→ **Task directions**: Repeat exactly and only the lines from the line containing "Clone this chart in seaborn and matplotlib." through the line containing "ax = fig.add_axes([270/W, 1", both included.

→ **Data provided**:

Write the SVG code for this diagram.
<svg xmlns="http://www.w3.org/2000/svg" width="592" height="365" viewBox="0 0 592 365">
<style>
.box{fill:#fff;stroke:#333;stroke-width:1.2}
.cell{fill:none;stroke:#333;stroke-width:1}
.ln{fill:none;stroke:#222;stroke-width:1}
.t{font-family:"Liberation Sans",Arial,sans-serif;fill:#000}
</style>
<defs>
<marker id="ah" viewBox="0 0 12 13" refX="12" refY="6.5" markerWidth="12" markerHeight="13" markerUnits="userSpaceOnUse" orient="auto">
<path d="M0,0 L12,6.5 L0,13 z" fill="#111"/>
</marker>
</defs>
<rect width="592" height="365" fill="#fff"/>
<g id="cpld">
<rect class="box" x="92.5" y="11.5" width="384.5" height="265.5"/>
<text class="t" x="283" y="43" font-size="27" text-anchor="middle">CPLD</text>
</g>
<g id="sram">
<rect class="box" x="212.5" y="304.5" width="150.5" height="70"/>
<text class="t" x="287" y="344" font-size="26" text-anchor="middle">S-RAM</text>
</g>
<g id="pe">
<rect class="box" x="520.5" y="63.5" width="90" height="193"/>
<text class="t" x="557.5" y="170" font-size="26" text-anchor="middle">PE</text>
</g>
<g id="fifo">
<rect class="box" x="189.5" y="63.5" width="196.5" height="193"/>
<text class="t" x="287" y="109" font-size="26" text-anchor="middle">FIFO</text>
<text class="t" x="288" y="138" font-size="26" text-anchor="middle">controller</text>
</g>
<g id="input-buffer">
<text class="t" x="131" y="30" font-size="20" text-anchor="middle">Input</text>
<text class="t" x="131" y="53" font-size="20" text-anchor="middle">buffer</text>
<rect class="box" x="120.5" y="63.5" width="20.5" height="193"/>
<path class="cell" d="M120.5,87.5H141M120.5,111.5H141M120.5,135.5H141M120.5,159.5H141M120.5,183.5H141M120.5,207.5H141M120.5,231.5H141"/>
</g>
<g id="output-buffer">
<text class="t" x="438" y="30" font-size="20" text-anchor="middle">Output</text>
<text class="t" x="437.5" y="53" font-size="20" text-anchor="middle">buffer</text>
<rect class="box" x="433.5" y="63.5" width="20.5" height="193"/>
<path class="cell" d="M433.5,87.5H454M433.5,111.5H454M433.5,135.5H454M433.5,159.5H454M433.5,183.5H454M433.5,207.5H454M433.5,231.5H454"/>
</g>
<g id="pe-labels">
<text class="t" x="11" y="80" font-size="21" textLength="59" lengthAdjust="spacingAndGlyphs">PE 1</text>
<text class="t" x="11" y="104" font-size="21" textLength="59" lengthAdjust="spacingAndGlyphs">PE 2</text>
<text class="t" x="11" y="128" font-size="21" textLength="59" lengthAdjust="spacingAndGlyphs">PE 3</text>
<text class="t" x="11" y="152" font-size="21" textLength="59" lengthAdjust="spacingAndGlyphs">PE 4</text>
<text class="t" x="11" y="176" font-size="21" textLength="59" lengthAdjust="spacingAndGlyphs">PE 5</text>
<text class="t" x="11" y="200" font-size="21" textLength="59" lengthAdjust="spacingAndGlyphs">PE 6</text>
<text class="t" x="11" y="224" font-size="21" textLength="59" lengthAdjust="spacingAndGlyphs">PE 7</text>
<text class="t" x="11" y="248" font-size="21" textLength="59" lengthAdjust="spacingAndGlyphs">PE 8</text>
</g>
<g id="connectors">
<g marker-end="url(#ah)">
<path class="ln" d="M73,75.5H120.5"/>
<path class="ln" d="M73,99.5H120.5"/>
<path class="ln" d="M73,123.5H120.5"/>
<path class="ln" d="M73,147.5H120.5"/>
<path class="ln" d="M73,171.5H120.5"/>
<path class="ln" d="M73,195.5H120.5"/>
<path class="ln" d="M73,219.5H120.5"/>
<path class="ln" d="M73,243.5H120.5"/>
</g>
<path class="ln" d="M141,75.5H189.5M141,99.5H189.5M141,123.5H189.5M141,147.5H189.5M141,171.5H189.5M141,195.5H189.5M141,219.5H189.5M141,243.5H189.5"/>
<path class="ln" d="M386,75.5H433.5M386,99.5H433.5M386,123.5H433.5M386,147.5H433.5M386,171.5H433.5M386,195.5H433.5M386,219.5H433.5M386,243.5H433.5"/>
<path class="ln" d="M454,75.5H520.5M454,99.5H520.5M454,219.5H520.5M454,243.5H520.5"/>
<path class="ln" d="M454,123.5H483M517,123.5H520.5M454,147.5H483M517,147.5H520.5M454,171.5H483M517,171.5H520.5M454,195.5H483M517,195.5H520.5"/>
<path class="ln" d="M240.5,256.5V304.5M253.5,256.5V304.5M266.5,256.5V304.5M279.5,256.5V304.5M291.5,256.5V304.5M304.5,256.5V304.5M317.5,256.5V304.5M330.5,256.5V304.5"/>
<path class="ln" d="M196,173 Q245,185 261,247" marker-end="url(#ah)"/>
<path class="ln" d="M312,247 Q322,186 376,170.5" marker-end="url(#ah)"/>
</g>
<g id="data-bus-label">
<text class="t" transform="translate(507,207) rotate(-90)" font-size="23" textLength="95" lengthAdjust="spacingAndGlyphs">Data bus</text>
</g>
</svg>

--

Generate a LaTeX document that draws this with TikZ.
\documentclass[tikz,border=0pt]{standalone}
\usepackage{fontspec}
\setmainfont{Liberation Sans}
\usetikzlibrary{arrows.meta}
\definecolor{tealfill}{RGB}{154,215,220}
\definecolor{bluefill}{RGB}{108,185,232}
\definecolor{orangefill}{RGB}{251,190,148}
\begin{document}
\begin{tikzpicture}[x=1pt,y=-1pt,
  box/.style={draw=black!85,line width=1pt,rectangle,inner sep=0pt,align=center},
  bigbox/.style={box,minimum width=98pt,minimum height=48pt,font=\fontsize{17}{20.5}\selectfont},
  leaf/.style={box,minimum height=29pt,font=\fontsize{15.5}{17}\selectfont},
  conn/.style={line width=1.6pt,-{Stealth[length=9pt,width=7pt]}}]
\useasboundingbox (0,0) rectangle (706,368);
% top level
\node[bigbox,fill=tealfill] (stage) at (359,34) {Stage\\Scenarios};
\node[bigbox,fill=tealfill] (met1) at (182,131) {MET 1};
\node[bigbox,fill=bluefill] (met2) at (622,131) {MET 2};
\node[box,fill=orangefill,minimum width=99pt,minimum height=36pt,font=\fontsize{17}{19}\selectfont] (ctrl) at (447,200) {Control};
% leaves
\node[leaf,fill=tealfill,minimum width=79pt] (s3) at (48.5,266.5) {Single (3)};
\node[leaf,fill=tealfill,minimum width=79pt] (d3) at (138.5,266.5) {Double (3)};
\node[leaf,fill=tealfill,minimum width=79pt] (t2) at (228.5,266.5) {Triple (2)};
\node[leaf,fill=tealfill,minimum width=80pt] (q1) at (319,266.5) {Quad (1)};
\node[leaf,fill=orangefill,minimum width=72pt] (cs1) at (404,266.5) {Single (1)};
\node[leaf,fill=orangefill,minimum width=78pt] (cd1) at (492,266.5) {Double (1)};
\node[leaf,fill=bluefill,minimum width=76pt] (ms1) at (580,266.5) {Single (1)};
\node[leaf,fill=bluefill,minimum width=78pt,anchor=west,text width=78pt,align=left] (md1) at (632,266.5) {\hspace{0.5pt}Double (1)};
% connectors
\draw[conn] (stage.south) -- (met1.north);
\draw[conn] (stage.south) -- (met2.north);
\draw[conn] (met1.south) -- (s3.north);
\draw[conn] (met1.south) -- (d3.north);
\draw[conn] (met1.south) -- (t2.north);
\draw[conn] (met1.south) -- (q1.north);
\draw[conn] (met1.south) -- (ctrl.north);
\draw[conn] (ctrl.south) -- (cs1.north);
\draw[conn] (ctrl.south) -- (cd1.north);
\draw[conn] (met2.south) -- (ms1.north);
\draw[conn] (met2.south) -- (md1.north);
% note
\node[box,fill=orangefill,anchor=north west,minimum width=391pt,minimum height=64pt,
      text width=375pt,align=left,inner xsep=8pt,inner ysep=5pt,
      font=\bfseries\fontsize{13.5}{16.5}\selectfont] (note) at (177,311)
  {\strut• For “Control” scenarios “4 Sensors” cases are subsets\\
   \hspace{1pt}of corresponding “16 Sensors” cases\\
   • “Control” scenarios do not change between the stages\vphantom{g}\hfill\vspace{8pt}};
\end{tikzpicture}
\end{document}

...

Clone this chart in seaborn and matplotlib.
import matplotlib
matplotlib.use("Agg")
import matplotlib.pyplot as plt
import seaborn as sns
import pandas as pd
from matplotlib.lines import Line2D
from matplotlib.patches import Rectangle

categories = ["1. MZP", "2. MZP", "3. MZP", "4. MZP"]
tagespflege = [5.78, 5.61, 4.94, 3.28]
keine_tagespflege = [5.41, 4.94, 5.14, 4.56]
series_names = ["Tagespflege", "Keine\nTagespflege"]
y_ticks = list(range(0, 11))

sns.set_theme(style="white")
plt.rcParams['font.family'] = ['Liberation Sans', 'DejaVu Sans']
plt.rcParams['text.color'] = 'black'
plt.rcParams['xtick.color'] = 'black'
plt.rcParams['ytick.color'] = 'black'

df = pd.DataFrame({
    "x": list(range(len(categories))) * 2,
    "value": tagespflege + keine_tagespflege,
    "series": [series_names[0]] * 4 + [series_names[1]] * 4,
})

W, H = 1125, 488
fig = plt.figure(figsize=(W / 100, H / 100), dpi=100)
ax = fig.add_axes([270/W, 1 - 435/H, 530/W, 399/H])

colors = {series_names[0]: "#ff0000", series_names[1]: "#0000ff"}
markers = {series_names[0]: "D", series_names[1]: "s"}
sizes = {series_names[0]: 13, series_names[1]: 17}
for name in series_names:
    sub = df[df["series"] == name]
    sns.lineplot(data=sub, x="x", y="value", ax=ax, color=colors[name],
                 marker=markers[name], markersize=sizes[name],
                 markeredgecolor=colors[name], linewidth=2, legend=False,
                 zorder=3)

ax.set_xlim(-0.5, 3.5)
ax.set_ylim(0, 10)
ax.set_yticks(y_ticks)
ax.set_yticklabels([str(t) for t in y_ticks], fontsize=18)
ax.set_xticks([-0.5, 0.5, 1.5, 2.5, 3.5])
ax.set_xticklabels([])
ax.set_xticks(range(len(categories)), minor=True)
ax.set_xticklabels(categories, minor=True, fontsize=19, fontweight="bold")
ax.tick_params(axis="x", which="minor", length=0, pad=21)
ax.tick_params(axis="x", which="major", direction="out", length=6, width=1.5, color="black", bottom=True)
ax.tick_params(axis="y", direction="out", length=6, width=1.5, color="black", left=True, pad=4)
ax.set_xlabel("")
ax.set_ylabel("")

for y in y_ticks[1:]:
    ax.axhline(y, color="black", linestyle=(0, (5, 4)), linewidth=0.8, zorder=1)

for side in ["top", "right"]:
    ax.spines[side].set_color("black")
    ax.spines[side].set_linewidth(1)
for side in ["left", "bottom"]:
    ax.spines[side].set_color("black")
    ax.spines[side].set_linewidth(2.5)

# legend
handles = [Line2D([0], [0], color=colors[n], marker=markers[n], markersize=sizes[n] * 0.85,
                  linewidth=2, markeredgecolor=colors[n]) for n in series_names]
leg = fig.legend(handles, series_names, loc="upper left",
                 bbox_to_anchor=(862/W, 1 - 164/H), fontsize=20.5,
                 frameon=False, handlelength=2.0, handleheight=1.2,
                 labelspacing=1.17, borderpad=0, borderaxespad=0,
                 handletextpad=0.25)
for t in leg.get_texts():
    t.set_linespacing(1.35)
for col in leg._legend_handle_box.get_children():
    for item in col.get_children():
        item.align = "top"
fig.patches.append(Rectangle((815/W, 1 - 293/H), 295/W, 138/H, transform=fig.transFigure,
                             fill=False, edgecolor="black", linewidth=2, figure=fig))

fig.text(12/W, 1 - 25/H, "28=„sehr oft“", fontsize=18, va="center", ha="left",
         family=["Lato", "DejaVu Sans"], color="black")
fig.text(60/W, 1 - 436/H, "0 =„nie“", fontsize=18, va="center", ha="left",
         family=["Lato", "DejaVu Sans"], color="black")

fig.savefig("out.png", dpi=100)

→ **Task solution**:
Clone this chart in seaborn and matplotlib.
import matplotlib
matplotlib.use("Agg")
import matplotlib.pyplot as plt
import seaborn as sns
import pandas as pd
from matplotlib.lines import Line2D
from matplotlib.patches import Rectangle

categories = ["1. MZP", "2. MZP", "3. MZP", "4. MZP"]
tagespflege = [5.78, 5.61, 4.94, 3.28]
keine_tagespflege = [5.41, 4.94, 5.14, 4.56]
series_names = ["Tagespflege", "Keine\nTagespflege"]
y_ticks = list(range(0, 11))

sns.set_theme(style="white")
plt.rcParams['font.family'] = ['Liberation Sans', 'DejaVu Sans']
plt.rcParams['text.color'] = 'black'
plt.rcParams['xtick.color'] = 'black'
plt.rcParams['ytick.color'] = 'black'

df = pd.DataFrame({
    "x": list(range(len(categories))) * 2,
    "value": tagespflege + keine_tagespflege,
    "series": [series_names[0]] * 4 + [series_names[1]] * 4,
})

W, H = 1125, 488
fig = plt.figure(figsize=(W / 100, H / 100), dpi=100)
ax = fig.add_axes([270/W, 1 - 435/H, 530/W, 399/H])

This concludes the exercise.